Display New HTML5 Code in Many Browsers

When you focus a design on the iPhone, iPod touch, or iPad, you have the advantage of knowing that your visitors will be using the Safari web browser. It’s based on the WebKit layout engine, which can render CSS 3 as well as any desktop browser can.

WebKit is also used in Google Chrome. Thus, most sites that look good in Safari for the desktop also look good in Chrome. (As with most elements of web design, though, you might see exceptions.)

Apple created the operating system, iOS, which runs on the iPhone, iPad, and iPod touch and in a special version in Apple TV 2. Safari, the default iOS browser, supports nearly the entire CSS specification as described by the World Wide Web Consortium (W3C), the open international organization that develops web standards.

Led by the inventor of the web, Tim Berners-Lee, it brings together browser creators, leaders, and users to create the specifications for the protocols that define the World Wide Web.

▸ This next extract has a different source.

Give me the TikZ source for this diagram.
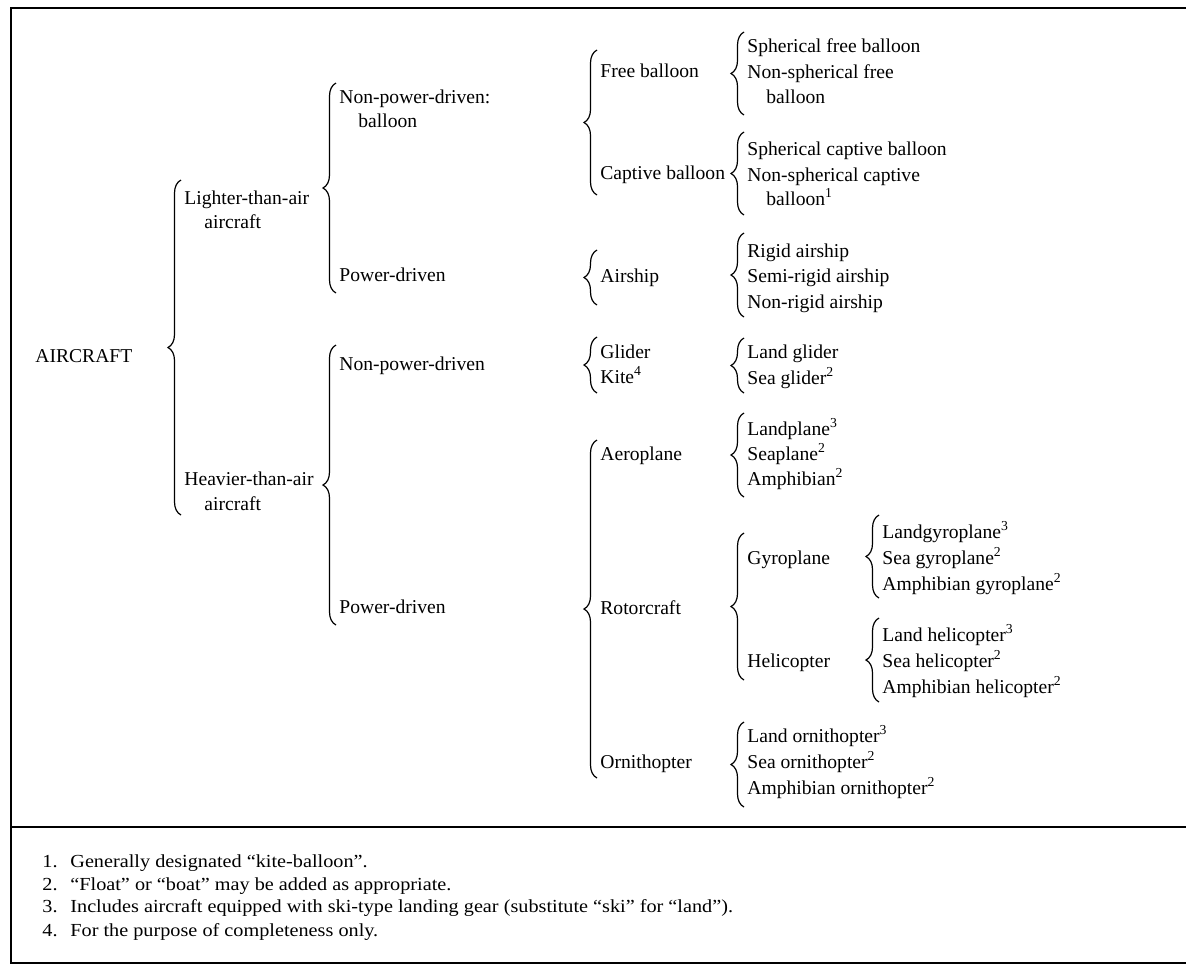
\documentclass[tikz,border=0pt]{standalone}
\usepackage{fontspec}
\setmainfont{Liberation Serif}
\newfontfamily\notefont[FakeStretch=1.1]{Liberation Serif}
\usepackage{tikz}
\usetikzlibrary{calc, decorations.pathreplacing}

% brace in front of a group: first node, last node, pad above, pad below
\newcommand{\twig}[4]{%
	\draw[curly] ($(#1.base west |- #2.base)+(-3,#4-5)$) -- ($(#1.base west)+(-3,-#3-5)$);}

\begin{document}
\begin{tikzpicture}[x=0.5pt, y=-0.5pt,
		lbl/.style = {anchor=base west, inner sep=0pt, font=\fontsize{9.8}{12}\selectfont},
		note/.style = {anchor=base west, inner sep=0pt, font=\notefont\fontsize{9.2}{11}\selectfont},
		curly/.style = {decorate, decoration={brace, amplitude=6.5pt}, line width=0.6pt},
		frame/.style = {line width=1.3pt}]
	\useasboundingbox (0,0) rectangle (1186,966);

	% frame and footnote box
	\draw[frame] (1186,8) -- (11,8) -- (11,963) -- (1186,963);
	\draw[frame] (11,827) -- (1186,827);

	% first levels
	\node[lbl] (air) at (35,362) {AIRCRAFT};
	\node[lbl] (lta) at (184,204) {Lighter-than-air};
	\node[lbl] (lta2) at (204,228) {aircraft};
	\node[lbl] (hta) at (184,485) {Heavier-than-air};
	\node[lbl] (hta2) at (204,510) {aircraft};

	\node[lbl] (npb) at (339,103) {Non-power-driven:};
	\node[lbl] (npb2) at (358,127) {balloon};
	\node[lbl] (pdl) at (339,281) {Power-driven};
	\node[lbl] (npd) at (339,370) {Non-power-driven};
	\node[lbl] (pdh) at (339,613) {Power-driven};

	\node[lbl] (fb) at (600,77) {Free balloon};
	\node[lbl] (cb) at (600,179) {Captive balloon};
	\node[lbl] (ash) at (600,282) {Airship};
	\node[lbl] (gld) at (600,358) {Glider};
	\node[lbl] (kite) at (600,383) {Kite\textsuperscript{4}};
	\node[lbl] (aero) at (600,460) {Aeroplane};
	\node[lbl] (rotor) at (600,614) {Rotorcraft};
	\node[lbl] (orni) at (600,768) {Ornithopter};

	% kinds
	\node[lbl] (sfb) at (747,52) {Spherical free balloon};
	\node[lbl] (nsf) at (747,78) {Non-spherical free};
	\node[lbl] (nsf2) at (766,103) {balloon};
	\node[lbl] (scb) at (747,155) {Spherical captive balloon};
	\node[lbl] (nsc) at (747,181) {Non-spherical captive};
	\node[lbl] (nsc2) at (766,205) {balloon\textsuperscript{1}};
	\node[lbl] (rig) at (747,257) {Rigid airship};
	\node[lbl] (srig) at (747,282) {Semi-rigid airship};
	\node[lbl] (nrig) at (747,308) {Non-rigid airship};
	\node[lbl] (lgl) at (747,358) {Land glider};
	\node[lbl] (sgl) at (747,384) {Sea glider\textsuperscript{2}};
	\node[lbl] (lpl) at (747,435) {Landplane\textsuperscript{3}};
	\node[lbl] (spl) at (747,460) {Seaplane\textsuperscript{2}};
	\node[lbl] (apl) at (747,485) {Amphibian\textsuperscript{2}};
	\node[lbl] (gyro) at (747,564) {Gyroplane};
	\node[lbl] (heli) at (747,667) {Helicopter};
	\node[lbl] (lor) at (747,742) {Land ornithopter\textsuperscript{3}};
	\node[lbl] (sor) at (747,768) {Sea ornithopter\textsuperscript{2}};
	\node[lbl] (aor) at (747,794) {Amphibian ornithopter\textsuperscript{2}};

	\node[lbl] (lgy) at (882,538) {Landgyroplane\textsuperscript{3}};
	\node[lbl] (sgy) at (882,564) {Sea gyroplane\textsuperscript{2}};
	\node[lbl] (agy) at (882,590) {Amphibian gyroplane\textsuperscript{2}};
	\node[lbl] (lhe) at (882,641) {Land helicopter\textsuperscript{3}};
	\node[lbl] (she) at (882,667) {Sea helicopter\textsuperscript{2}};
	\node[lbl] (ahe) at (882,693) {Amphibian helicopter\textsuperscript{2}};

	% braces
	\twig{lta}{hta2}{19}{10}
	\twig{npb}{pdl}{15}{17}
	\twig{npd}{pdh}{20}{17}
	\twig{fb}{cb}{22}{21}
	\twig{ash}{ash}{27}{28}
	\twig{gld}{kite}{16}{15}
	\twig{aero}{orni}{15}{15}
	\twig{sfb}{nsf2}{15}{17}
	\twig{scb}{nsc2}{18}{15}
	\twig{rig}{nrig}{19}{14}
	\twig{lgl}{sgl}{15}{14}
	\twig{lpl}{apl}{17}{17}
	\twig{gyro}{heli}{26}{18}
	\twig{lor}{aor}{15}{18}
	\twig{lgy}{agy}{18}{13}
	\twig{lhe}{ahe}{18}{14}

	% footnotes
	\node[note] (fn1) at (42,867) {\makebox[14pt][l]{1.}Generally designated “kite-balloon”.};
	\node[note] (fn2) at (42,890) {\makebox[14pt][l]{2.}“Float” or “boat” may be added as appropriate.};
	\node[note] (fn3) at (42,912) {\makebox[14pt][l]{3.}Includes aircraft equipped with ski-type landing gear (substitute “ski” for “land”).};
	\node[note] (fn4) at (42,936) {\makebox[14pt][l]{4.}For the purpose of completeness only.};
\end{tikzpicture}
\end{document}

Similar to HTML5, CSS 3 is still under development. The specification won’t reach its final Proposed Recommendation stage until 2022, according to the W3C’s timeline. Even if the specification may not be final for many years, browser developers typically implement parts of the working drafts of new versions of HTML and CSS as they update their browsers.

Developers implementing parts of a working draft refer to it as experimental CSS and usually insert the browser name in the rule. That’s why you see multiple versions of the same style rules, as you can see in the example we show you in the next section for creating rounded corners.

Many designers shy away from using experimental CSS, preferring to wait until the standards are approved, or at least until most web browsers support them consistently. Implementing experimental CSS is easier when every browser plays by the same rules, and it can lead to problems if the specification is changed again later.

However, CSS 3 offers so many exciting new features and so few negative side effects — if you design your pages carefully — that you have little reason to hold back. CSS naturally degrades in browsers. (If the browser doesn’t support a CSS style, it’s ignored.)

Assume that not all visitors to your sites may be using Safari. To create CSS 3 styles that work in Firefox or Internet Explorer or another browser, you may need to add special code for those browsers.